Cooley identifies another member of the cell, senior Treasury official Hardiman Fletcher. He forces Fletcher to confess to Anderson, who tells Munson. Despite personal lobbying by the President, the subcommittee chairman insists for the White House to withdraw the nomination because of Leffingwell's perjury or he will subpoena Fletcher to testify. The President angrily refuses, but the majority leader admits that the White House will soon have to nominate another candidate. Anderson delays his committee's report on Leffingwell, but the President sends Fletcher out of the country, angering the senator.

Anderson and his wife receive anonymous phone calls from Van Ackerman's men warning that unless the subcommittee reports favorably on Leffingwell, information about what happened with "Ray" in Hawaii will appear. A worried Anderson visits a fellow army veteran, Ray Shaff, in New York. Shaff admits that he sold evidence of a past homosexual relationship between the two. Hudson and Anderson's friend, Smith, join others in attempting to counsel the troubled chairman, but unable to reconcile his duty and his secret, Anderson takes his own life.
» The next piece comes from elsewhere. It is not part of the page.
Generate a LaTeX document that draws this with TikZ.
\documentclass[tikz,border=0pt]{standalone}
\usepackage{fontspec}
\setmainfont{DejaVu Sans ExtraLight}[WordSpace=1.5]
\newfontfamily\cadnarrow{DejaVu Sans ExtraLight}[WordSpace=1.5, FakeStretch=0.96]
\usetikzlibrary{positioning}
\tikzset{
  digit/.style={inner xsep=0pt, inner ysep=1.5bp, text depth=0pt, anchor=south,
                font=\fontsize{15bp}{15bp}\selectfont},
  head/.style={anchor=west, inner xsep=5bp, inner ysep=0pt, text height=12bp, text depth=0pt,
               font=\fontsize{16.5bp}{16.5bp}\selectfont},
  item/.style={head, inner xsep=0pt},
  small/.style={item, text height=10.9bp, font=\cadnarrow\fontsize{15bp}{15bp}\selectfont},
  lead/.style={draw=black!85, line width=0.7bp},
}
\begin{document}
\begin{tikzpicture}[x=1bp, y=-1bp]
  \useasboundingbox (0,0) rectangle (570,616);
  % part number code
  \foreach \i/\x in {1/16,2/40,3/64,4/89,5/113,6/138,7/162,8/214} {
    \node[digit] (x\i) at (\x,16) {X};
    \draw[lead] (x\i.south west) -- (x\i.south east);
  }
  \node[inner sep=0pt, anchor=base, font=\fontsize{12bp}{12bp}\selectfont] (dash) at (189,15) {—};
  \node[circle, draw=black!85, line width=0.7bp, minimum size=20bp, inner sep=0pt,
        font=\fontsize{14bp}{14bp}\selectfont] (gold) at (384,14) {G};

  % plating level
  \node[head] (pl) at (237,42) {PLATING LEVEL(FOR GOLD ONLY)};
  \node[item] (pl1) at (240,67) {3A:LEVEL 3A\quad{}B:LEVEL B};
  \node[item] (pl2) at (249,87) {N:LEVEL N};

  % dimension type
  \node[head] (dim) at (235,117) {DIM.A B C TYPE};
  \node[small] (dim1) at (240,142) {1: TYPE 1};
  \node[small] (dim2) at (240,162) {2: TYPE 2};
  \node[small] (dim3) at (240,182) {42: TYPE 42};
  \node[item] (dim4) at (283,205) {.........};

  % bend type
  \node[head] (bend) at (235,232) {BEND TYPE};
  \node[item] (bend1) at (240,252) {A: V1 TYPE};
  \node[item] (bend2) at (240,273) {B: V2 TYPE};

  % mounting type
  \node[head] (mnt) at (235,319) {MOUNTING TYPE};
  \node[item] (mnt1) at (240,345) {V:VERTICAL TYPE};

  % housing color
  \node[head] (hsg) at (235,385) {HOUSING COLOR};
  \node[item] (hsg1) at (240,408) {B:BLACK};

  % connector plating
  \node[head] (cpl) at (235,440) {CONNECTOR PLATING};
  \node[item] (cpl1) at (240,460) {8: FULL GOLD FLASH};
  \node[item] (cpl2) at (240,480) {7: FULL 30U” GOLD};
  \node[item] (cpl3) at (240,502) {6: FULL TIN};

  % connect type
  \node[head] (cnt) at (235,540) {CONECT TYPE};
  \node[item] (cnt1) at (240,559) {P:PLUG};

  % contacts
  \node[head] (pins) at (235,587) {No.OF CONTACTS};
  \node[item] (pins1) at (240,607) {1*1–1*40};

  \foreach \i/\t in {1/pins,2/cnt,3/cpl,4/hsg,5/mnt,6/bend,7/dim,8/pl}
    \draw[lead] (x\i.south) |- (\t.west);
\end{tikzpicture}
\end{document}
The President denies knowing about the blackmail to Munson and Hudson. He tells the majority leader that he is dying and that Leffingwell's confirmation is vital. Munson criticizes Cooley for opposing the nominee but not exposing Fletcher and thus forcing Anderson to bear the pressure alone. Anderson's death nonetheless permits the subcommittee and the Foreign Relations Committee to proceed with the nomination. Both report favorably to the full Senate.

Sen. Seabright Cooley (Charles Laughton) speaking against the Leffingwell nomination on the Senate floor

In the Senate Chamber, Cooley apologizes for his "vindictiveness." While he will vote against Leffingwell and his "alien voice," the senator will not ask others to follow. Munson, moved by Cooley's action, cites the "tragic circumstances" surrounding the confirmation. The majority leader will vote for Leffingwell but will permit a conscience vote from others. Hudson's quorum call and the majority leader's refusal to yield the floor prevent Van Ackerman from speaking until Munson asks for the "yeas and nays," ending debate. The majority leader tells Van Ackerman that but for the Andersons' privacy, the Senate would have censured and expelled him. Van Ackerman leaves the chamber before the vote.

Munson's side is slightly ahead until Smith unexpectedly votes against Leffingwell, and the majority leader prepares for the Vice President to break the tie in the nominee's favor. Secret Service agents enter the chamber, and Hudson receives a message from the Senate Chaplain. He announces that he will not break the tie, thus causing the nomination to fail, and that the President has died during the vote. As he leaves with the Secret Service, Hudson tells Munson that he wants to choose his own Secretary of State. The film ends as Munson makes a motion to adjourn because of the former president's death.